> **Dataset section**:
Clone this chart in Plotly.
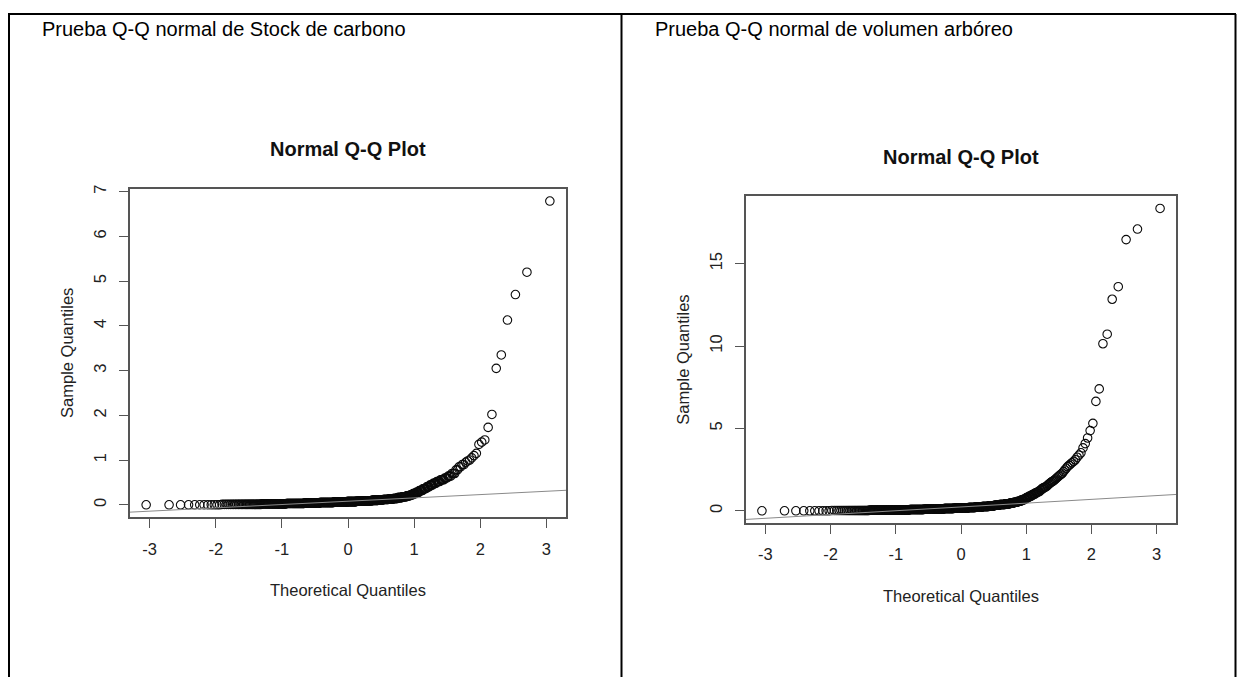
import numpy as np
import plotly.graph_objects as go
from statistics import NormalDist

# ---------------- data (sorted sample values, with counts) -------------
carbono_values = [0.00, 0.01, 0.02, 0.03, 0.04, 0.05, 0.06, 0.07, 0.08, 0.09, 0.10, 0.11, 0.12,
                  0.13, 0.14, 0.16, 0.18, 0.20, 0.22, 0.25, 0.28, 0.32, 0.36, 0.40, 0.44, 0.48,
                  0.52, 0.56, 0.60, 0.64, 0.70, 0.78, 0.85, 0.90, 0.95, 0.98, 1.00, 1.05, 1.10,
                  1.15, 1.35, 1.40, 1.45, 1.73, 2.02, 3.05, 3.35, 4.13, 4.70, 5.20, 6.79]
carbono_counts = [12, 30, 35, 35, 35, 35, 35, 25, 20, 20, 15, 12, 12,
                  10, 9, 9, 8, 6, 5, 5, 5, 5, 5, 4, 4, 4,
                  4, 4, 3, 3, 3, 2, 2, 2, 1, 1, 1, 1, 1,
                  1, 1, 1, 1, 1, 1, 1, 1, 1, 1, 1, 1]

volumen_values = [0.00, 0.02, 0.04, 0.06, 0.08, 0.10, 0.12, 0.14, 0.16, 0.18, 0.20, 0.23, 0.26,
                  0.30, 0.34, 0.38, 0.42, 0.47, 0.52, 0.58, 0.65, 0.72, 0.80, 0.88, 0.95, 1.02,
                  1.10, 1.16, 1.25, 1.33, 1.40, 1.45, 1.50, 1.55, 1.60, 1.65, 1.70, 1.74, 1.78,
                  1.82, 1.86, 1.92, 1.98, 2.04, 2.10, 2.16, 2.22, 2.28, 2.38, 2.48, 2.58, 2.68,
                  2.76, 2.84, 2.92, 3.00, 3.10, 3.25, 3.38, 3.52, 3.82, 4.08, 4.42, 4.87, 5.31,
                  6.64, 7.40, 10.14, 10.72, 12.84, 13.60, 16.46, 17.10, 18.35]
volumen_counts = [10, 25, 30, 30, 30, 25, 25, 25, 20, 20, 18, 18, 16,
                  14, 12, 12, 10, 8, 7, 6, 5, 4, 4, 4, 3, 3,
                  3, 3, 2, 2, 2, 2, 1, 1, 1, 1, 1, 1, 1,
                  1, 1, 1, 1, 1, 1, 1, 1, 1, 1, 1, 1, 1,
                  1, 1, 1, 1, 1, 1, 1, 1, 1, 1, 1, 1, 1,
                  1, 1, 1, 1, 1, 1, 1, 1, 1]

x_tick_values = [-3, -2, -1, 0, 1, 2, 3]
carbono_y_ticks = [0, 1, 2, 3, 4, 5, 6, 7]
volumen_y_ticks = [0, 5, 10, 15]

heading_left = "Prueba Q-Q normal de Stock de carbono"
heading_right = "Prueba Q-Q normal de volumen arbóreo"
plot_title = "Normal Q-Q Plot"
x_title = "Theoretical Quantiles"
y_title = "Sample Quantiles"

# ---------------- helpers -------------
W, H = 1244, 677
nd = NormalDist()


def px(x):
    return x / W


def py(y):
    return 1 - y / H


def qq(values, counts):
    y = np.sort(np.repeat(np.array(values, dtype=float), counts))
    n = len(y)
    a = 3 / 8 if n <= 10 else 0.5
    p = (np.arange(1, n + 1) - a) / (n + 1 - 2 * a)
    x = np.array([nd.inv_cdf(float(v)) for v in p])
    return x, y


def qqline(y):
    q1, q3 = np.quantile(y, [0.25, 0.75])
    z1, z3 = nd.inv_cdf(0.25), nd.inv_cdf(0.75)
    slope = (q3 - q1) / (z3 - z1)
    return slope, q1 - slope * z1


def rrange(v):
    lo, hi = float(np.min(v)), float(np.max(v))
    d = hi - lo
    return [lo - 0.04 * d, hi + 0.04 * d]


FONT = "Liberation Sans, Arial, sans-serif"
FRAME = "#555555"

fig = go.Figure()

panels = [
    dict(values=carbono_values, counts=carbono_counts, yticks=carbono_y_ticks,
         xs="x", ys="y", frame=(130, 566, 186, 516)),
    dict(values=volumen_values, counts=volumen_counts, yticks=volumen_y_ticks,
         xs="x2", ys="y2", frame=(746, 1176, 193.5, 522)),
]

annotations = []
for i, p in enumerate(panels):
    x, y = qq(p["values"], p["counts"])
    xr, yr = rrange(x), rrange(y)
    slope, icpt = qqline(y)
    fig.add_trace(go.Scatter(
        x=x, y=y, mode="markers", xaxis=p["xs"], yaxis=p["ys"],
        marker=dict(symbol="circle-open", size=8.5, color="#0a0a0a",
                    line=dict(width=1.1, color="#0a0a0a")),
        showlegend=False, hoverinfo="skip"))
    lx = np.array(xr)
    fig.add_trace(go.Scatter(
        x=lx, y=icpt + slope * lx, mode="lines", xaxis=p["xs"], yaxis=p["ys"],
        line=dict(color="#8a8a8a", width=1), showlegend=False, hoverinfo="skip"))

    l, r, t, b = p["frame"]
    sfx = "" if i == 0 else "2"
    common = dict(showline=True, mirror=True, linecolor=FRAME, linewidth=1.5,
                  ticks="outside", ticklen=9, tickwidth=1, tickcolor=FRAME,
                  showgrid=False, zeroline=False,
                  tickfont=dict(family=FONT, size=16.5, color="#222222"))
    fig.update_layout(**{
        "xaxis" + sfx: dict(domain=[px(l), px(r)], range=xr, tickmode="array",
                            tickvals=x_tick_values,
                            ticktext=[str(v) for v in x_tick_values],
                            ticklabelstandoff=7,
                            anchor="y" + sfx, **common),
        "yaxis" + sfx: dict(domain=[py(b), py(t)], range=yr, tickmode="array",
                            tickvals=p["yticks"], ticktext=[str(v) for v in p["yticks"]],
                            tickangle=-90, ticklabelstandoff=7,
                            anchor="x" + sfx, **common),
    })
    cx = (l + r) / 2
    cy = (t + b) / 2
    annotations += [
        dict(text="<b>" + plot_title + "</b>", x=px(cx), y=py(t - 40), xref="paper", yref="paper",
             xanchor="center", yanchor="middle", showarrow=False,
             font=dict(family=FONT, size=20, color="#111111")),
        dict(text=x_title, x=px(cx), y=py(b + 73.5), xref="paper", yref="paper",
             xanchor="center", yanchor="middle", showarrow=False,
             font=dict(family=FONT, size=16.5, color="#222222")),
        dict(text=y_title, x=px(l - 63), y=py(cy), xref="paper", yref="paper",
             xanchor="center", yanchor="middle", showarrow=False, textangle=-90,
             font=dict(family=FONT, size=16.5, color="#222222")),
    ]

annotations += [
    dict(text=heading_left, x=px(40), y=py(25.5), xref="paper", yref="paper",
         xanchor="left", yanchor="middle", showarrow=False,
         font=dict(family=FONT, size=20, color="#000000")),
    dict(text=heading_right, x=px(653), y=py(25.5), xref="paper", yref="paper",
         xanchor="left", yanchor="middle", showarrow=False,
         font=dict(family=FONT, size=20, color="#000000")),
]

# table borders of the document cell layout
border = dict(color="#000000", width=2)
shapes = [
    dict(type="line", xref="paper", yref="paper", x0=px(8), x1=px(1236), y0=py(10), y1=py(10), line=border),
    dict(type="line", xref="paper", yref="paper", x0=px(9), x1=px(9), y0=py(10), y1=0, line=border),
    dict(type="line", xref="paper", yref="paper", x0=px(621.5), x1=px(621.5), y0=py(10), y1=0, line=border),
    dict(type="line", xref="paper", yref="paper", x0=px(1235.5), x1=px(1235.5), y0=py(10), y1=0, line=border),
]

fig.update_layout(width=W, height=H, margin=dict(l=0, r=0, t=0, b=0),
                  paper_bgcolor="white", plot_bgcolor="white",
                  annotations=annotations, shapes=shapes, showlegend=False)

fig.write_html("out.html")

> **Challenge**:
The lines from the top of the data above through the one holding "from statistics import NormalDist" are to be repeated exactly, and only those, with no pictures.

> **Response for this exercise**:
Clone this chart in Plotly.
import numpy as np
import plotly.graph_objects as go
from statistics import NormalDist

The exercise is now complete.